===== Extracted data
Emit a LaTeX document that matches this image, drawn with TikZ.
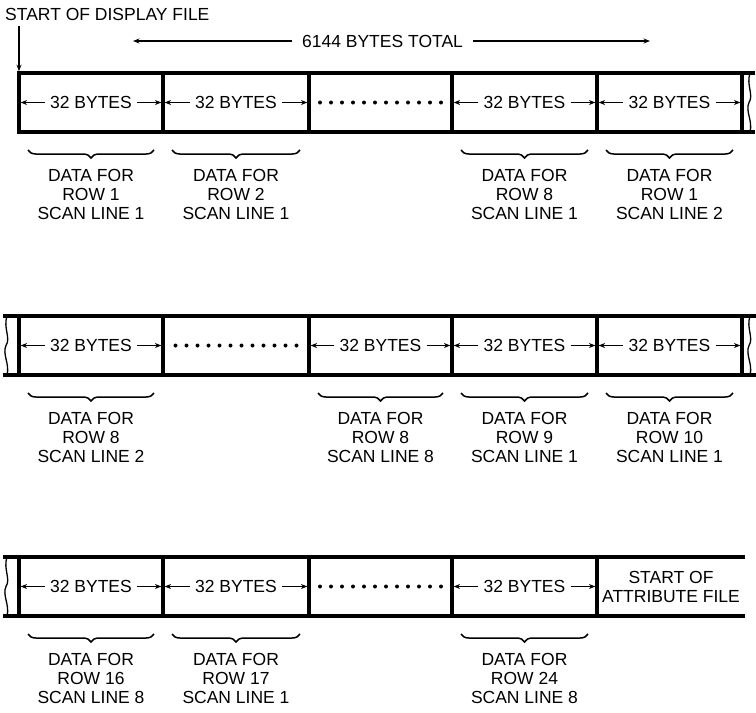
\documentclass[tikz,border=0pt]{standalone}
\usepackage{fontspec}
\setmainfont{Liberation Sans}
\usetikzlibrary{positioning,arrows.meta,decorations.pathreplacing}

\tikzset{
  cell/.style={draw, line width=3.2pt, minimum height=59pt, inner sep=0pt, outer sep=0pt},
  opencell/.style={minimum height=59pt, inner sep=0pt, outer sep=0pt},
  txt/.style={font=\fontsize{17.5}{19}\selectfont, inner sep=0pt, align=center},
  bytes/.style={txt, inner xsep=5pt},
  arr/.style={line width=1.2pt, -{Stealth[length=6.5pt,width=5pt]}},
  brc/.style={line width=1.5pt, decorate, decoration={brace, mirror, amplitude=8pt}},
  rail/.style={line width=3.6pt},
  wave/.style={line width=1.3pt},
}

\begin{document}
\begin{tikzpicture}[x=1pt,y=1pt]
\useasboundingbox (0,0) rectangle (756,-713);
% A) rails and break marks
\draw[rail] (19,-73) -- (755,-73); \draw[rail] (19,-132) -- (755,-132);
\draw[rail] (3,-316) -- (756,-316); \draw[rail] (3,-375) -- (756,-375);
\draw[rail] (3,-557) -- (745,-557); \draw[rail] (3,-616) -- (745,-616);
\foreach \t in {-73,-316}
  \draw[wave] (750,\t) .. controls (746,\t-12) and (754,\t-22) .. (749,\t-29.5)
    .. controls (745,\t-38) and (753,\t-48) .. (750,\t-59);
\foreach \t in {-316,-557}
  \draw[wave] (7,\t) .. controls (3,\t-12) and (11,\t-22) .. (6,\t-29.5)
    .. controls (2,\t-38) and (10,\t-48) .. (7,\t-59);
% B) cells
\foreach \r/\y in {1/-102.5,2/-345.5,3/-586.5}
  \foreach \c/\xa/\xb in {1/19/163,2/163/309,3/309/452,4/452/597}
    \node[cell, minimum width=\xb-\xa] (c\r\c) at ({(\xa+\xb)/2},\y) {};
\node[cell, minimum width=145] (c15) at (669.5,-102.5) {};
\node[cell, minimum width=145] (c25) at (669.5,-345.5) {};
\node[opencell, minimum width=148] (c35) at (671,-586.5) {};
\node[txt] (attr) at (c35) {START OF\\ATTRIBUTE FILE};
% C) 32 bytes arrows and dots
\foreach \n in {11,12,14,15,21,23,24,25,31,32,34} {
  \node[bytes] (b\n) at (c\n) {32 BYTES};
  \draw[arr, shorten >=1.6pt] (b\n.west) -- (c\n.west);
  \draw[arr, shorten >=1.6pt] (b\n.east) -- (c\n.east);
}
\foreach \n in {13,22,33}
  \foreach \i in {0,...,11}
    \fill ([xshift=(\i-5.5)*11pt]c\n.center) circle (2pt);
% D) braces and labels
\foreach \n/\rw/\sl in {11/1/1,12/2/1,14/8/1,15/1/2,21/8/2,23/8/8,24/9/1,25/10/1,31/16/8,32/17/1,34/24/8} {
  \draw[brc] ([xshift=9pt,yshift=-18pt]c\n.south west) -- ([xshift=-9pt,yshift=-18pt]c\n.south east);
  \node[txt, below=37pt of c\n.south] (d\n) {DATA FOR\\ROW \rw\\SCAN LINE \sl};
}
% E) header
\node[txt, anchor=west] (sdf) at (5,-14) {START OF DISPLAY FILE};
\draw[arr, shorten <=6pt, shorten >=1.8pt] (sdf.south -| c11.north west) -- (c11.north west);
\node[txt, inner xsep=10pt] (tot) at (382.5,-41) {6144 BYTES TOTAL};
\coordinate (totl) at (133,-41);
\coordinate (totr) at (650,-41);
\draw[arr] (tot.west) -- (totl);
\draw[arr] (tot.east) -- (totr);
\end{tikzpicture}
\end{document}
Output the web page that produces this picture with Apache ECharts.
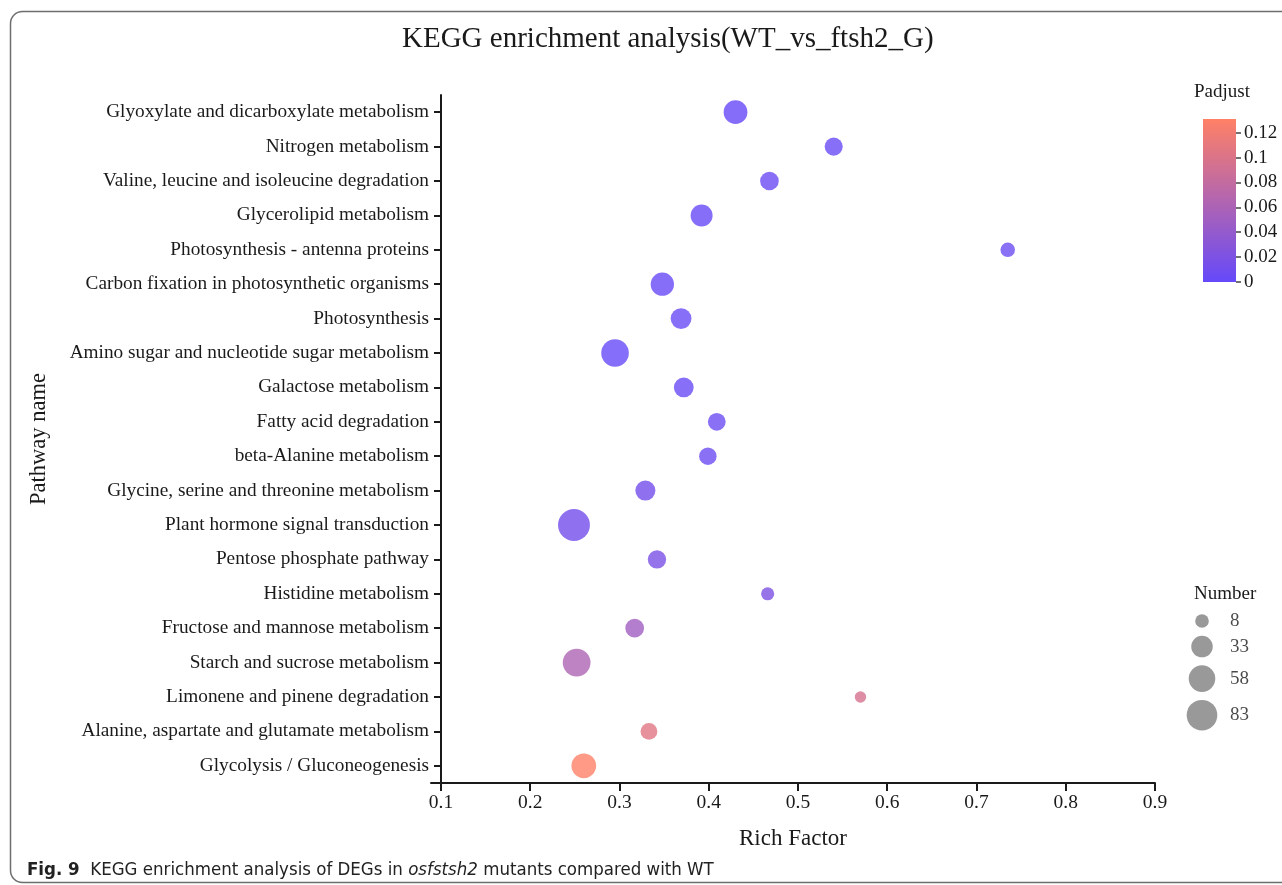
==========
→ Goal
Select every line of the records holding the string "with".

→ Answer to the problem
Emit a LaTeX document that matches this image, drawn with TikZ.
Output the web page that produces this picture with Apache ECharts.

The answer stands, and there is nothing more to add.